### PROBLEM TO SOLVE
Everything in the listing except the pictures should be written out exactly.

[START GIVEN DATA]

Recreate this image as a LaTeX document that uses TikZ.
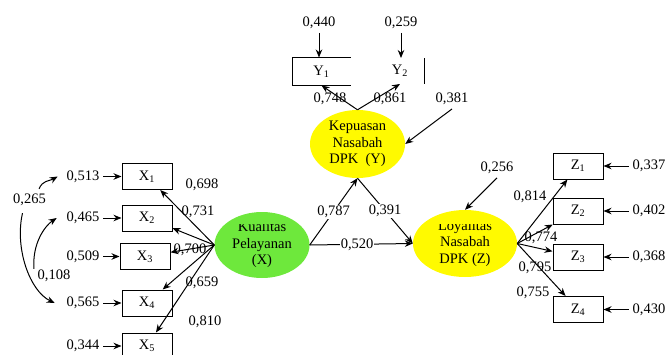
\documentclass[tikz,border=0pt]{standalone}
\usepackage{fontspec}
\setmainfont{Liberation Serif}
\usetikzlibrary{shapes.geometric,arrows.meta}
\definecolor{latgreen}{RGB}{110,232,60}
\definecolor{latyellow}{RGB}{255,250,0}
\begin{document}
\begin{tikzpicture}[x=1pt, y=-1pt, >={Stealth[length=8pt,width=6.5pt]},
    every node/.append style={font=\fontsize{14.5}{16.5}\selectfont},
    ind/.style={draw=black, line width=1pt, fill=white, minimum width=50pt, minimum height=26pt, inner sep=0pt},
    lat/.style={ellipse, inner sep=0pt},
    err/.style={inner sep=1pt, outer sep=3pt},
    lbl/.style={inner sep=1pt},
    flow/.style={->, line width=1pt}]

  \clip (0,0) rectangle (667,354);

  % ---------------- exogenous: Kualitas Pelayanan (X) ----------------
  \node[lat, fill=latgreen, minimum width=95pt, minimum height=66pt] (X) at (262,245) {};
  \begin{scope}
    \clip (215,224.5) rectangle (310,280);
    \node[align=center] (Xtxt) at (X) {Kualitas\\Pelayanan\\(X)};
  \end{scope}

  \foreach \i/\x/\y/\e in {1/147/176.5/{0,513}, 2/147/218/{0,465}, 3/145/256.5/{0,509}, 4/147/303/{0,565}, 5/147/346/{0,344}} {
    \node[ind] (x\i) at (\x,\y) {X\textsubscript{\i}};
    \node[err] (ex\i) at (83,\y) {\e};
    \draw[flow] (ex\i) -- (x\i);
  }
  \foreach \i/\x/\y/\l in {1/202/185/{0,698}, 2/198/212/{0,731}, 3/190/250/{0,700}, 4/202/283/{0,659}, 5/205/322/{0,810}} {
    \draw[flow] (X.west) -- (x\i);
    \node[lbl] (lx\i) at (\x,\y) {\l};
  }

  % error covariances
  \node[lbl] (r1) at (29.5,200) {0,265};
  \node[lbl] (r2) at (54,276) {0,108};
  \draw[flow] ([shift={(-8pt,4pt)}]r1.north east) .. controls +(4,-9) and +(-9,5) .. ([xshift=-5pt]ex1.west);
  \draw[flow] ([shift={(-7pt,-6pt)}]r1.south) .. controls +(-8,35) and +(-25,-12) .. ([xshift=-8pt]ex4.west);
  \draw[flow] ([xshift=-20pt]r2.north) .. controls +(-2,-25) and +(-12,8) .. ([xshift=-6pt]ex2.west);

  % ---------------- mediator: Kepuasan Nasabah DPK (Y) ----------------
  \node[lat, fill=latyellow, minimum width=95pt, minimum height=68pt, align=center] (Y) at (357.5,144) {Kepuasan\\Nasabah\\DPK~~(Y)};
  \node[ind, draw=none, fill=none, minimum width=57pt, minimum height=27pt] (y1) at (321.5,71.5) {Y\textsubscript{1}};
  \draw[line width=1pt] (y1.north east) -- (y1.north west) -- (y1.south west) -- (y1.south east);
  \node[ind, draw=none, fill=none, minimum width=48pt, minimum height=25pt] (y2) at (400,71) {Y\textsubscript{2}};
  \draw[line width=1pt] (y2.north east) -- (y2.south east);

  \node[err] (ey1) at (319,23) {0,440};
  \node[err] (ey2) at (401,23) {0,259};
  \draw[flow] (ey1.south) -- (ey1.south |- y1.north);
  \draw[flow] (ey2.south) -- (ey2.south |- y2.north);

  \draw[flow] (Y.north) -- (y1.south);
  \draw[flow] (Y.north) -- (y2.south);
  \node[lbl] (ly1) at (330,99) {0,748};
  \node[lbl] (ly2) at (390,99) {0,861};

  \node[err] (dy) at (452,99) {0,381};
  \draw[flow] (dy.south) -- (Y.east);

  % ---------------- endogenous: Loyalitas Nasabah DPK (Z) ----------------
  \node[lat, fill=latyellow, minimum width=104pt, minimum height=67pt] (Z) at (465,243.5) {};
  \begin{scope}
    \clip (413,224.5) rectangle (517,280);
    \node[align=center] (Ztxt) at (Z) {Loyalitas\\Nasabah\\DPK (Z)};
  \end{scope}

  \foreach \i/\y/\e/\l/\lx/\ly in {1/166/{0,337}/{0,814}/530/197, 2/211/{0,402}/{0,774}/541/238, 3/257/{0,368}/{0,795}/535/268, 4/309.5/{0,430}/{0,755}/533/293} {
    \node[ind] (z\i) at (578,\y) {Z\textsubscript{\i}};
    \node[err] (ez\i) at (649,\y) {\e};
    \draw[flow] (ez\i) -- (z\i);
    \draw[flow] (Z.east) -- (z\i);
    \node[lbl] (lz\i) at (\lx,\ly) {\l};
  }

  \node[err] (dz) at (497,168) {0,256};
  \draw[flow] (dz.south) -- (Z.north);

  % structural paths
  \draw[flow] (X.east) -- node[lbl, fill=white] (b1) {0,787} (Y.south);
  \draw[flow] (Y.south) -- node[lbl, fill=white] (b2) {0,391} (Z.west);
  \draw[flow] (X.east) -- node[lbl, fill=white, pos=0.46] (b3) {0,520} (Z.west);
\end{tikzpicture}
\end{document}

[END GIVEN DATA]

### OUTPUT BELOW
Recreate this image as a LaTeX document that uses TikZ.
\documentclass[tikz,border=0pt]{standalone}
\usepackage{fontspec}
\setmainfont{Liberation Serif}
\usetikzlibrary{shapes.geometric,arrows.meta}
\definecolor{latgreen}{RGB}{110,232,60}
\definecolor{latyellow}{RGB}{255,250,0}
\begin{document}
\begin{tikzpicture}[x=1pt, y=-1pt, >={Stealth[length=8pt,width=6.5pt]},
    every node/.append style={font=\fontsize{14.5}{16.5}\selectfont},
    ind/.style={draw=black, line width=1pt, fill=white, minimum width=50pt, minimum height=26pt, inner sep=0pt},
    lat/.style={ellipse, inner sep=0pt},
    err/.style={inner sep=1pt, outer sep=3pt},
    lbl/.style={inner sep=1pt},
    flow/.style={->, line width=1pt}]

  \clip (0,0) rectangle (667,354);

  % ---------------- exogenous: Kualitas Pelayanan (X) ----------------
  \node[lat, fill=latgreen, minimum width=95pt, minimum height=66pt] (X) at (262,245) {};
  \begin{scope}
    \clip (215,224.5) rectangle (310,280);
    \node[align=center] (Xtxt) at (X) {Kualitas\\Pelayanan\\(X)};
  \end{scope}

  \foreach \i/\x/\y/\e in {1/147/176.5/{0,513}, 2/147/218/{0,465}, 3/145/256.5/{0,509}, 4/147/303/{0,565}, 5/147/346/{0,344}} {
    \node[ind] (x\i) at (\x,\y) {X\textsubscript{\i}};
    \node[err] (ex\i) at (83,\y) {\e};
    \draw[flow] (ex\i) -- (x\i);
  }
  \foreach \i/\x/\y/\l in {1/202/185/{0,698}, 2/198/212/{0,731}, 3/190/250/{0,700}, 4/202/283/{0,659}, 5/205/322/{0,810}} {
    \draw[flow] (X.west) -- (x\i);
    \node[lbl] (lx\i) at (\x,\y) {\l};
  }

  % error covariances
  \node[lbl] (r1) at (29.5,200) {0,265};
  \node[lbl] (r2) at (54,276) {0,108};
  \draw[flow] ([shift={(-8pt,4pt)}]r1.north east) .. controls +(4,-9) and +(-9,5) .. ([xshift=-5pt]ex1.west);
  \draw[flow] ([shift={(-7pt,-6pt)}]r1.south) .. controls +(-8,35) and +(-25,-12) .. ([xshift=-8pt]ex4.west);
  \draw[flow] ([xshift=-20pt]r2.north) .. controls +(-2,-25) and +(-12,8) .. ([xshift=-6pt]ex2.west);

  % ---------------- mediator: Kepuasan Nasabah DPK (Y) ----------------
  \node[lat, fill=latyellow, minimum width=95pt, minimum height=68pt, align=center] (Y) at (357.5,144) {Kepuasan\\Nasabah\\DPK~~(Y)};
  \node[ind, draw=none, fill=none, minimum width=57pt, minimum height=27pt] (y1) at (321.5,71.5) {Y\textsubscript{1}};
  \draw[line width=1pt] (y1.north east) -- (y1.north west) -- (y1.south west) -- (y1.south east);
  \node[ind, draw=none, fill=none, minimum width=48pt, minimum height=25pt] (y2) at (400,71) {Y\textsubscript{2}};
  \draw[line width=1pt] (y2.north east) -- (y2.south east);

  \node[err] (ey1) at (319,23) {0,440};
  \node[err] (ey2) at (401,23) {0,259};
  \draw[flow] (ey1.south) -- (ey1.south |- y1.north);
  \draw[flow] (ey2.south) -- (ey2.south |- y2.north);

  \draw[flow] (Y.north) -- (y1.south);
  \draw[flow] (Y.north) -- (y2.south);
  \node[lbl] (ly1) at (330,99) {0,748};
  \node[lbl] (ly2) at (390,99) {0,861};

  \node[err] (dy) at (452,99) {0,381};
  \draw[flow] (dy.south) -- (Y.east);

  % ---------------- endogenous: Loyalitas Nasabah DPK (Z) ----------------
  \node[lat, fill=latyellow, minimum width=104pt, minimum height=67pt] (Z) at (465,243.5) {};
  \begin{scope}
    \clip (413,224.5) rectangle (517,280);
    \node[align=center] (Ztxt) at (Z) {Loyalitas\\Nasabah\\DPK (Z)};
  \end{scope}

  \foreach \i/\y/\e/\l/\lx/\ly in {1/166/{0,337}/{0,814}/530/197, 2/211/{0,402}/{0,774}/541/238, 3/257/{0,368}/{0,795}/535/268, 4/309.5/{0,430}/{0,755}/533/293} {
    \node[ind] (z\i) at (578,\y) {Z\textsubscript{\i}};
    \node[err] (ez\i) at (649,\y) {\e};
    \draw[flow] (ez\i) -- (z\i);
    \draw[flow] (Z.east) -- (z\i);
    \node[lbl] (lz\i) at (\lx,\ly) {\l};
  }

  \node[err] (dz) at (497,168) {0,256};
  \draw[flow] (dz.south) -- (Z.north);

  % structural paths
  \draw[flow] (X.east) -- node[lbl, fill=white] (b1) {0,787} (Y.south);
  \draw[flow] (Y.south) -- node[lbl, fill=white] (b2) {0,391} (Z.west);
  \draw[flow] (X.east) -- node[lbl, fill=white, pos=0.46] (b3) {0,520} (Z.west);
\end{tikzpicture}
\end{document}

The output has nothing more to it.